Put large fish in steamer with mushrooms steam till fish white important not to over cook fish perfect is a little pink at spine. For tender fish. 
Add ginger, green onion, & cilantro on top the fish. Pour Ponzu over.
Heat the peanut, sesame oils to just below smoke level. Pour over fish locks in moisture, flavor of fish. Garnish with sprig of cilantro

Eat right away.


----------



## Keith Sinclair (Mar 25, 2021)

Got this off web but same as steamed at work. 
When you pour hot oil over ginger, onions, & cilantro it will crackle from the heat. Try not to get too much oil on fish itself, any extra put around the plate will mix with Ponzu. 

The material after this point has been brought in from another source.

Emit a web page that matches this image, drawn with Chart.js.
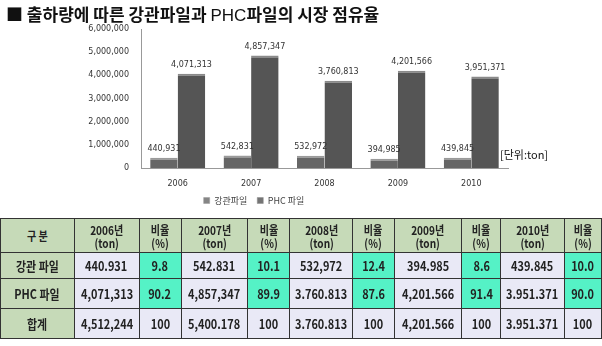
<!DOCTYPE html>
<html><head><meta charset="utf-8">
<script src="https://cdn.jsdelivr.net/npm/chart.js@4/dist/chart.umd.min.js"></script>
<style>
html,body{margin:0;padding:0;background:#fff;width:602px;height:346px;overflow:hidden;}
#title{position:absolute;left:6px;top:1px;font-family:"Noto Sans CJK KR";font-weight:bold;font-size:17px;color:#111;white-space:nowrap;letter-spacing:0px;}
#title .en{font-weight:normal;font-family:"Liberation Sans";}
#wrap{position:absolute;left:0;top:0;width:602px;height:221px;}
#unit{position:absolute;left:500px;top:146px;font-family:"Noto Sans CJK KR";font-size:11px;color:#111;}
table{position:absolute;left:0;top:218px;border-collapse:collapse;font-family:"Noto Sans CJK KR";font-weight:bold;color:#222;table-layout:fixed;}
td{border:1px solid #333;text-align:center;padding:0;font-size:13px;line-height:13px;white-space:nowrap;overflow:hidden;}
td span{display:inline-block;transform:scaleX(0.84);}
td.h{background:#c6dab8;font-size:12px;line-height:13px;}
td.d{background:#e9e9f6;}
td.p{background:#55f2c6;}
</style></head><body>
<div id="wrap"><canvas id="c"></canvas></div>
<div id="title">■ 출하량에 따른 강관파일과 <span class="en">PHC</span>파일의 시장 점유율</div>
<div id="unit">[단위:ton]</div>
<table id="tbl"></table>
<script>
const years = ['2006','2007','2008','2009','2010'];
const steelPile = [440931, 542831, 532972, 394985, 439845];
const phcPile = [4071313, 4857347, 3760813, 4201566, 3951371];
const yTicks = [0,1000000,2000000,3000000,4000000,5000000,6000000];
const seriesNames = ['강관파일','PHC 파일'];

// table text as printed in the source
const tableHeader = ['구 분','2006년\n(ton)','비율\n(%)','2007년\n(ton)','비율\n(%)','2008년\n(ton)','비율\n(%)','2009년\n(ton)','비율\n(%)','2010년\n(ton)','비율\n(%)'];
const rowNames = ['강관 파일','PHC 파일','합계'];
const steelTons = ['440.931','542.831','532,972','394.985','439.845'];
const steelPct = ['9.8','10.1','12.4','8.6','10.0'];
const phcTons = ['4,071,313','4,857,347','3.760.813','4,201.566','3.951.371'];
const phcPct = ['90.2','89.9','87.6','91.4','90.0'];
const totalTons = ['4,512,244','5,400.178','3.760.813','4,201.566','3.951.371'];
const totalPct = ['100','100','100','100','100'];

const colW = [75,65,43,67,43,57,42,68,40,60,38];
const rowH = [34,26,30,30];

(function buildTable(){
  const t = document.getElementById('tbl');
  const cg = document.createElement('colgroup');
  colW.forEach(w=>{const c=document.createElement('col');c.style.width=w+'px';cg.appendChild(c);});
  t.appendChild(cg);
  const cell = (tr, cls, txt) => {
    const td=document.createElement('td'); td.className=cls;
    const s=document.createElement('span'); s.innerHTML=txt.replace('\n','<br>');
    td.appendChild(s); tr.appendChild(td); return td;
  };
  const tr0 = document.createElement('tr'); tr0.style.height=rowH[0]+'px';
  tableHeader.forEach(h=>cell(tr0,'h',h));
  t.appendChild(tr0);
  const rows = [[steelTons,steelPct,true],[phcTons,phcPct,true],[totalTons,totalPct,false]];
  rows.forEach((r,i)=>{
    const tr=document.createElement('tr'); tr.style.height=rowH[i+1]+'px';
    cell(tr,'h',rowNames[i]).style.fontSize='13px';
    for(let k=0;k<5;k++){
      cell(tr,'d',r[0][k]);
      cell(tr,r[2]?'p':'d',r[1][k]);
    }
    t.appendChild(tr);
  });
})();

function barGrad(ctx, base, light){
  const chart = ctx.chart; const el = ctx.element;
  if(!el || !chart.chartArea) return base;
  const x0 = el.x - el.width/2, x1 = el.x + el.width/2;
  if(!isFinite(x0)) return base;
  const g = chart.ctx.createLinearGradient(x0,0,x1,0);
  g.addColorStop(0, light); g.addColorStop(0.15, base); g.addColorStop(0.85, base); g.addColorStop(1, light);
  return g;
}

const valueLabels = {
  id:'valueLabels',
  afterDatasetsDraw(chart){
    const ctx = chart.ctx;
    ctx.save();
    ctx.font = '8px "DejaVu Sans"';
    ctx.fillStyle = '#333';
    ctx.textAlign = 'center';
    ctx.textBaseline = 'bottom';
    chart.data.datasets.forEach((ds,di)=>{
      chart.getDatasetMeta(di).data.forEach((bar,i)=>{
        ctx.fillText(ds.data[i].toLocaleString('en-US'), bar.x, bar.y - 5);
      });
    });
    ctx.restore();
  }
};

new Chart(document.getElementById('c'), {
  type:'bar',
  data:{
    labels: years,
    datasets:[
      {label:seriesNames[0], data:steelPile, backgroundColor:(c)=>barGrad(c,'#666666','#858585'), borderColor:'#9a9a9a', borderWidth:{top:2,left:0,right:0,bottom:0}, borderSkipped:false},
      {label:seriesNames[1], data:phcPile, backgroundColor:(c)=>barGrad(c,'#555555','#747474'), borderColor:'#8a8a8a', borderWidth:{top:2,left:0,right:0,bottom:0}, borderSkipped:false}
    ]
  },
  options:{
    responsive:true, maintainAspectRatio:false, animation:false,
    layout:{padding:{top:29,right:94,left:0,bottom:6}},
    plugins:{
      legend:{position:'bottom',labels:{boxWidth:6,boxHeight:6,padding:10,color:'#444',font:{family:'"Noto Sans CJK KR"',size:9}}},
      tooltip:{enabled:false}
    },
    datasets:{bar:{categoryPercentage:0.75,barPercentage:1}},
    scales:{
      x:{afterFit(s){s.height=18;},grid:{display:false,drawTicks:false},border:{color:'#999'},ticks:{color:'#333',padding:11,font:{family:'"DejaVu Sans"',size:8}}},
      y:{min:0,max:6000000,afterFit(s){s.width=141;},afterBuildTicks(s){s.ticks=yTicks.map(v=>({value:v}));},
         grid:{display:false,drawTicks:false},border:{color:'#999'},
         ticks:{color:'#333',padding:12,font:{family:'"DejaVu Sans"',size:8},callback:v=>v.toLocaleString('en-US')}}
    }
  },
  plugins:[valueLabels]
});
</script>
</body></html>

Get local fresh snapper from Chinatown. Have a fish steamer use at home. Like to steam white fish. Salmon cook in a skillet.


----------



## Kgp (Mar 26, 2021)

MarcelNL said:


> We bought a steamer/over a few years ago and have used so much that it's a must have for the new house, especially when it can do sous vide it's a great asset! Used ours a LOT for chinese, but also all sorts of veg, and SV.


I use my Anova quite a bit and intrigued by using this as sous vide device. Would I still vacuum seal the food?


----------



## Carlo (Mar 26, 2021)

These are all great suggestions but I gotta say it: when I read “steamer” I think “Cleveland”.


----------



## stringer (Mar 26, 2021)

Carlo said:


> These are all great suggestions but I gotta say it: when I read “steamer” I think “Cleveland”.



Cleveland is a pretty good brand.






I was surprised to learn that Cleveland Steamers were actually originally just Steam Ovens too.


----------



## Kgp (Mar 26, 2021)

Carlo said:


> These are all great suggestions but I gotta say it: when I read “steamer” I think “Cleveland”.


You been reading the urban dictionary?


----------



## MarcelNL (Mar 26, 2021)

in the end I put the food in a vac bag in a container of water to buffer large temperature swings, not having a vacuum machine I substituted that with immersing a zip lock bag in water.


----------



## DavidPF (Mar 26, 2021)

Kgp said:


> I use my Anova quite a bit and intrigued by using this as sous vide device. Would I still vacuum seal the food?


Yes, sous vide is always sealed. "Sous vide" means "under vacuum" (i.e. under vacuum-ified conditions).


----------



## Carlo (Mar 26, 2021)

TIL where the Cleveland Steamer got its name!


----------